David Turner is the Engineering Manager for Ledwood. He explains why he is looking forward to sharing knowledge and improving processes with the Toyota Production System.

Toyota Motor Corporation’s vehicle production system is arguable one of the world’s great manufacturing success stories. Known as the Toyota Production System (TPS), it is often referred to as a ‘lean manufacturing system’ and is studied by manufacturing businesses in many different sectors.

TPS was largely created by Toyota founder Sakichi Toyoda, his son Kiichiro Toyoda and Toyota chief engineer Taiichi Ohno. The primary goal of TPS is to eliminate waste, called “muda.” Here at Ledwood, we have begun working with the Toyota Lean Management Centre in Deeside to develop our people and processes with lean management training based on the TPS model.

The first step has been for colleagues from our fabrication, engineering and purchasing teams to visit Rototherm in Port Talbot. With a heritage dating back to the 1840’s, Rototherm is a leading global manufacturer of measurement solutions for temperature, pressure, liquid concentration, non-invasive level, dissolved carbon dioxide and flow.  They have been pursuing the lean manufacturing philosophy for some time so it was useful to hear how TPS has benefited their business model.  

Continuous improvement and respect for people are at the heart of the Toyota ‘way’ which fits well with our culture and values. The end-goal is to improve overall performance and quality by eliminating waste.

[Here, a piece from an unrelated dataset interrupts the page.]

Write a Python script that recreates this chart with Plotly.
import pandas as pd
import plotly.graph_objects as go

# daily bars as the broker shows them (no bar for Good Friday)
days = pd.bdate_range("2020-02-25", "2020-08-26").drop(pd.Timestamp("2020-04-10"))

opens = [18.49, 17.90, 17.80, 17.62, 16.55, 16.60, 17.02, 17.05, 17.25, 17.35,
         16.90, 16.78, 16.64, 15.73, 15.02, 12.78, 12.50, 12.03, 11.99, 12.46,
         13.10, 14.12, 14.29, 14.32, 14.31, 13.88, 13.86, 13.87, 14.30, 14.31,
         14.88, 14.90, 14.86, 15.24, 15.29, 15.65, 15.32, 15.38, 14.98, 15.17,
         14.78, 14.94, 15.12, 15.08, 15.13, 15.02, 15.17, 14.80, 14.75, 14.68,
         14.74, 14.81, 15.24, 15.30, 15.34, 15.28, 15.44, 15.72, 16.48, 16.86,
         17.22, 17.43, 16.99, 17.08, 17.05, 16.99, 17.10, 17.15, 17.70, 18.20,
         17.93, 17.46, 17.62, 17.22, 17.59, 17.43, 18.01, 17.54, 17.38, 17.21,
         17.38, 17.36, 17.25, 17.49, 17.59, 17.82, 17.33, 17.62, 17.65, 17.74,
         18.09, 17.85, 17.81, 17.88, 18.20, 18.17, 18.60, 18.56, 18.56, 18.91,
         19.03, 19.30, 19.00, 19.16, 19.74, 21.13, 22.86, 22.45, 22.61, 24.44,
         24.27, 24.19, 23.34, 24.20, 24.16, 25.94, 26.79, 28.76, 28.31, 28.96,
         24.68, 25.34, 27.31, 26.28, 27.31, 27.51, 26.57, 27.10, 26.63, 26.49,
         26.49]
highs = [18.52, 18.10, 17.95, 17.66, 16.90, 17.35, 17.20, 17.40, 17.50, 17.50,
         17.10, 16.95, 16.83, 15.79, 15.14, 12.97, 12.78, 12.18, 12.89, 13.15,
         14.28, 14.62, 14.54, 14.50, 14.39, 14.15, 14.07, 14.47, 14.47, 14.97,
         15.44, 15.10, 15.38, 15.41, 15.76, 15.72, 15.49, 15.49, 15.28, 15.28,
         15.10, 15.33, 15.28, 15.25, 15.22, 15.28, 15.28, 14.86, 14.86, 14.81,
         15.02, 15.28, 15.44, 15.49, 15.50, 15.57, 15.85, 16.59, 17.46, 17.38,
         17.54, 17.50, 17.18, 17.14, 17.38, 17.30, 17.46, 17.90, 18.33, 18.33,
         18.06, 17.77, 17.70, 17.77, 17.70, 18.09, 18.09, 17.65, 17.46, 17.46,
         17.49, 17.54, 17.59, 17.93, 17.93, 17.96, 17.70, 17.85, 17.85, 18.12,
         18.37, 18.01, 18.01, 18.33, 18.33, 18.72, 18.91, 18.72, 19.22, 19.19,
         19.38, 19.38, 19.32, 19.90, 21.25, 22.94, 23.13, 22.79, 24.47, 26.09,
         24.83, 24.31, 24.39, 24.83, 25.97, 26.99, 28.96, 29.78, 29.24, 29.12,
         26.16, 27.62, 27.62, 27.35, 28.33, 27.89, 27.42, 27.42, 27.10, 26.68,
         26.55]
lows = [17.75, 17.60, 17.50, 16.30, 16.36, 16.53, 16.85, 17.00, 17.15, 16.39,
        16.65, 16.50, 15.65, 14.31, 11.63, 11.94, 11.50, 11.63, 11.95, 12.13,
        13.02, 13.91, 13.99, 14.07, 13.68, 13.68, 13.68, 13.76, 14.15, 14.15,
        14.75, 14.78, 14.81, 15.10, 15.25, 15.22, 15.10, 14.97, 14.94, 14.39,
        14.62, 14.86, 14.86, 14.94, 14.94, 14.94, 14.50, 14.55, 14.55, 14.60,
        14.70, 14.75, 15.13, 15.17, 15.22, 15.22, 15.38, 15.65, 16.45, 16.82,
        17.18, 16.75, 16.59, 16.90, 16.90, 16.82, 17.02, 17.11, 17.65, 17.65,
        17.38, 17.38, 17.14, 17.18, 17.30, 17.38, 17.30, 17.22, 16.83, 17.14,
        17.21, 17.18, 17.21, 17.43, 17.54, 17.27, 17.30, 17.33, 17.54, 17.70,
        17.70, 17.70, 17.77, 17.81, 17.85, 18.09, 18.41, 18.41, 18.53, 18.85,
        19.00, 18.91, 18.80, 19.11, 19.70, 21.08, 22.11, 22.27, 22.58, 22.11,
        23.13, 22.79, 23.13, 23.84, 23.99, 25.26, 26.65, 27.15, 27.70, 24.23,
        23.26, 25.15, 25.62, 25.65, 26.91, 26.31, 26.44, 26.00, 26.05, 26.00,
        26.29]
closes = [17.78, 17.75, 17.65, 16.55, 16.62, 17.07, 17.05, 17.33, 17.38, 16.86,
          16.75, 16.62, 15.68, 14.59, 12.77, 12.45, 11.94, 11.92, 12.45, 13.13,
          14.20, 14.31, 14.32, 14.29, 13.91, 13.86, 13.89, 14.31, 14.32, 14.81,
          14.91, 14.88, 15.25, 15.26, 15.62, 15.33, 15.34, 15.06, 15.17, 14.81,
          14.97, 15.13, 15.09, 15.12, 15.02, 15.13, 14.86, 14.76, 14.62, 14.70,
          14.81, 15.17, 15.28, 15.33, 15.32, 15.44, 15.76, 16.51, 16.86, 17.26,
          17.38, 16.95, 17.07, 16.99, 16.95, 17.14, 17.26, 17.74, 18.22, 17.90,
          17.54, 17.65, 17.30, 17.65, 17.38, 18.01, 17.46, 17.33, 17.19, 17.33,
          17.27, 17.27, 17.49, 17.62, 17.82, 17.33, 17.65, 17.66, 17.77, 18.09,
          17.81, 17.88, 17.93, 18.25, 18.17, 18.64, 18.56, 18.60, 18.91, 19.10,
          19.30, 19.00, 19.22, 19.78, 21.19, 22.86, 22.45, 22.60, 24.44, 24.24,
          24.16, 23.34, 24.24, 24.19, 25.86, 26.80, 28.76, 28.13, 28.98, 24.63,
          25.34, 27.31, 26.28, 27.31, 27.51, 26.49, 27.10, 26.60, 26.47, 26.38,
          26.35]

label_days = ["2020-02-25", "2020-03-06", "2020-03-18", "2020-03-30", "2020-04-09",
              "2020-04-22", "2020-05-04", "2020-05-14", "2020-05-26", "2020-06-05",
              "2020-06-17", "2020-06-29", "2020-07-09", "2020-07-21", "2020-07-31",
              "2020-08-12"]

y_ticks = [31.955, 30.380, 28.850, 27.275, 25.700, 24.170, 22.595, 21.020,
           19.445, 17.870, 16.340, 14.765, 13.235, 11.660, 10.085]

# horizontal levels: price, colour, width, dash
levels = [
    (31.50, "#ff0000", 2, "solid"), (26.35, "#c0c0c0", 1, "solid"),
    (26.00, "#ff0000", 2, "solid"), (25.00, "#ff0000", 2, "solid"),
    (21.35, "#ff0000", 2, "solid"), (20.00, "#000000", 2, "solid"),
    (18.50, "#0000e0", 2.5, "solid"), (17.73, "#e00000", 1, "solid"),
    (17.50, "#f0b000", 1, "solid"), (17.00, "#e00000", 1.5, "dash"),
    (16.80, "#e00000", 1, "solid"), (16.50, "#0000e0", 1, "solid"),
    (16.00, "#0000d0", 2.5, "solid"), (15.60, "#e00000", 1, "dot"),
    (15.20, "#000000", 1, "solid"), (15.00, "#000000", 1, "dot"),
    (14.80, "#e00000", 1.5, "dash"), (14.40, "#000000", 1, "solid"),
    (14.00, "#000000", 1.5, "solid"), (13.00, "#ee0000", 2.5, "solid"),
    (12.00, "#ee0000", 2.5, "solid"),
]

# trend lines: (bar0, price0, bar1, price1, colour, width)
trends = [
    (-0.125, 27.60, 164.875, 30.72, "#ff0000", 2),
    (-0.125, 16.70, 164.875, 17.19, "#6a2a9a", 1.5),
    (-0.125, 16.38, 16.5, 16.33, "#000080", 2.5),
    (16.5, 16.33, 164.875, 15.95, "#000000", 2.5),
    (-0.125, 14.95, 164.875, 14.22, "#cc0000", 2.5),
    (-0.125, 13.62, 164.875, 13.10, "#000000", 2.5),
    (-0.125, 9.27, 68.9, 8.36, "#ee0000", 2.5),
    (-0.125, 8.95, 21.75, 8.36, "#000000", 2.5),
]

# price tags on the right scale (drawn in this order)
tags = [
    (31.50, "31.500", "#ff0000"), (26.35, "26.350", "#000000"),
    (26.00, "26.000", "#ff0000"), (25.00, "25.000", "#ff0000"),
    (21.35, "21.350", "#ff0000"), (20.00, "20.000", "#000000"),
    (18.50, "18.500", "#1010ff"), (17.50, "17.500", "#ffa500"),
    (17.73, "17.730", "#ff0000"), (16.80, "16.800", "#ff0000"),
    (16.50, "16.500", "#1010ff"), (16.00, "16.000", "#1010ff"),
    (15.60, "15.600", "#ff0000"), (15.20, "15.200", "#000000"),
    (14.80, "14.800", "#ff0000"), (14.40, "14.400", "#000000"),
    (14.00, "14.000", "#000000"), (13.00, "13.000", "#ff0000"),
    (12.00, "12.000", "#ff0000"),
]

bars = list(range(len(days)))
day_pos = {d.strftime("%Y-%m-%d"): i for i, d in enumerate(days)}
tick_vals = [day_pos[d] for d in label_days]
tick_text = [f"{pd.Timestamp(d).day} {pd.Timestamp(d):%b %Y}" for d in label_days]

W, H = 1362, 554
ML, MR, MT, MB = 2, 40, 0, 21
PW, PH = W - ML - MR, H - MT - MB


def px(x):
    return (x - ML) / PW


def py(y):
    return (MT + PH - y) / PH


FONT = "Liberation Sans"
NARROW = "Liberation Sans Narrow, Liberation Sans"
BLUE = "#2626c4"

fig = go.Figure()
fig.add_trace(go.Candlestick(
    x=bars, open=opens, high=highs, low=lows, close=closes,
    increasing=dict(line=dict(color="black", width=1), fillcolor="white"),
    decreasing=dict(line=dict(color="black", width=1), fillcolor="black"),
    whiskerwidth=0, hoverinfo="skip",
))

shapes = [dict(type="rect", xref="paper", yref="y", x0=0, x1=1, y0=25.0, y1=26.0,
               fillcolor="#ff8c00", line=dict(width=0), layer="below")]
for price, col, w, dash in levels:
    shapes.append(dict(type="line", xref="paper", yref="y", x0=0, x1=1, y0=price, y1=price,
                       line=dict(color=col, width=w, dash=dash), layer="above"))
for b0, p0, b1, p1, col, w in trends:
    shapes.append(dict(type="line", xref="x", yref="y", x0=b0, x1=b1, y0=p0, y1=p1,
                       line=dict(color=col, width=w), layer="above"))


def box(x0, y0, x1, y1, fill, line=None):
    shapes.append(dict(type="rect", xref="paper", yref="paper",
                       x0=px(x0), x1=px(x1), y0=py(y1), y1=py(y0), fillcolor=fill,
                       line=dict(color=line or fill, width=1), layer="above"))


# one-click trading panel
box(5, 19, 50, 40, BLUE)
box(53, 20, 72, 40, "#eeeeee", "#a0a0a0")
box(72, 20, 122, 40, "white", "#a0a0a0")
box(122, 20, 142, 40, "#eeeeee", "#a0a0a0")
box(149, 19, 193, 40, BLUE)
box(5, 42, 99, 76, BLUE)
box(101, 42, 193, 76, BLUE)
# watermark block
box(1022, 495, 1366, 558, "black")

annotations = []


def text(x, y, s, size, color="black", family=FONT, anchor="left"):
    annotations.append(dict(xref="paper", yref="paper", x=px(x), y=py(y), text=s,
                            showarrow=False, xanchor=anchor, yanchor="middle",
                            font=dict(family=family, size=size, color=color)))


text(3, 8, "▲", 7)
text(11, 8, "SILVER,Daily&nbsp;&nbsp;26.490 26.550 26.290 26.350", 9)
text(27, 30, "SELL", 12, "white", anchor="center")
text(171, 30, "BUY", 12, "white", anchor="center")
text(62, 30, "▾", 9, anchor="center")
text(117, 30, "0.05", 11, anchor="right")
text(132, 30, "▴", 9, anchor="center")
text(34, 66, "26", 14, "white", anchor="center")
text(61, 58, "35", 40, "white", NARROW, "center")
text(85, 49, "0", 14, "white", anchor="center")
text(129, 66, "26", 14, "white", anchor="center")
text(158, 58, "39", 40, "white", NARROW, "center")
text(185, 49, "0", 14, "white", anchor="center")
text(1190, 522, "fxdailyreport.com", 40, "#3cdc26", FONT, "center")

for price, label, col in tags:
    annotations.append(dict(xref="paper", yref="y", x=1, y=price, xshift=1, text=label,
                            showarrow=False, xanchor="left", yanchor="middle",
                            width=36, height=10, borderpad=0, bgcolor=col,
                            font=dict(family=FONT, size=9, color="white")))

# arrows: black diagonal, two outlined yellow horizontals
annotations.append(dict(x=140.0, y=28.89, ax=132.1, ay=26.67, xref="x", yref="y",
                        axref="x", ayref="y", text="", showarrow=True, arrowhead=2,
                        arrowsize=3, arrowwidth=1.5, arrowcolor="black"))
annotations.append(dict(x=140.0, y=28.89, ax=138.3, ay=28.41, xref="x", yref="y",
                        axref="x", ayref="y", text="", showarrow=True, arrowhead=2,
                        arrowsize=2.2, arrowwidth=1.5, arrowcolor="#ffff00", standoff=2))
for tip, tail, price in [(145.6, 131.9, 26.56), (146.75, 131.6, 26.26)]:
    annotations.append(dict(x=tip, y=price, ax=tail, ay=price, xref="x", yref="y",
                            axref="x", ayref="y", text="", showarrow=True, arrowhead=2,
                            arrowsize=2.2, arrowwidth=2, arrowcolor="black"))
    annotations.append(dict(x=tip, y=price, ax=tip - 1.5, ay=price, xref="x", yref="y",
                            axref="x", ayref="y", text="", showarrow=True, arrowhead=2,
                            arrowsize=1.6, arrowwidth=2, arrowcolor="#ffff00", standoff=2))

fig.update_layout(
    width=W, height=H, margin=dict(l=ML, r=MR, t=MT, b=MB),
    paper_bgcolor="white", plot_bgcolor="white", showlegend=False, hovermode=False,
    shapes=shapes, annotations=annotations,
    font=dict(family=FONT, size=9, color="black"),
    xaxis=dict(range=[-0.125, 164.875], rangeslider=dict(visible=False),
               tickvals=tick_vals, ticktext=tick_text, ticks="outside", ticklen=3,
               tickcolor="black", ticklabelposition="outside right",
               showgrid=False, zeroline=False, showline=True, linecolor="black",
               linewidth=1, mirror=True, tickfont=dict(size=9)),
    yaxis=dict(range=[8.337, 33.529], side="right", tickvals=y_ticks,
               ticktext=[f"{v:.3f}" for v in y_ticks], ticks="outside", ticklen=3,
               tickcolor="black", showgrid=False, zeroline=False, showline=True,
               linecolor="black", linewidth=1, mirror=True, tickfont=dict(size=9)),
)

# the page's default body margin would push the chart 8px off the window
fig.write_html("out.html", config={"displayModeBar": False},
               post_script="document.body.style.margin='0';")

These include :

  1. Overproduction – manufacturing an item before it is actually required therefore prohibiting the smooth flow of materials
  2. Waiting — whenever goods are not moving or being processed, the waste of waiting occurs.
  3. Transporting —transporting products between processes is a cost incursion which adds no value to the product.
  4. Inappropriate Processing —investing in smaller, more flexible equipment is often more efficient.
  5. Unnecessary Inventory — excess inventory increases lead times, consumes productive floor space, delays the identification of problems and inhibits communication.
  6. Unnecessary/Excess Motion — this waste is related to ergonomics and is seen in all instances of bending, stretching, walking, lifting and reaching.
  7. Defects —rework has a direct impact to the bottom line.

Working with The Toyota Lean Management Centre, we will be identifying and attacking the seven wastes with six key objectives:

  1. Optimise each individual step of the manufacturing system.
  2. Limit flaws and defects. This ensures that each part of the production line will go as planned.
  3. Reduce the manufacturing cost without compromising quality.
  4. Focus on products and services that are in demand. Make a product that is demanded by consumers. If there is no demand then there is only money lost.
  5. Encourage and embed flexibility to ensure a responsive and agile service.
  6. Communicate with our customers and suppliers to implement just-in-time manufacturing.

Clearly, Toyota is doing something right. And, in the words of our colleagues at the Toyota Lean Manufacturing Centre,  as any business leader knows, success does not happen by accident. It is the result of commitment, passion and the pursuit of excellence.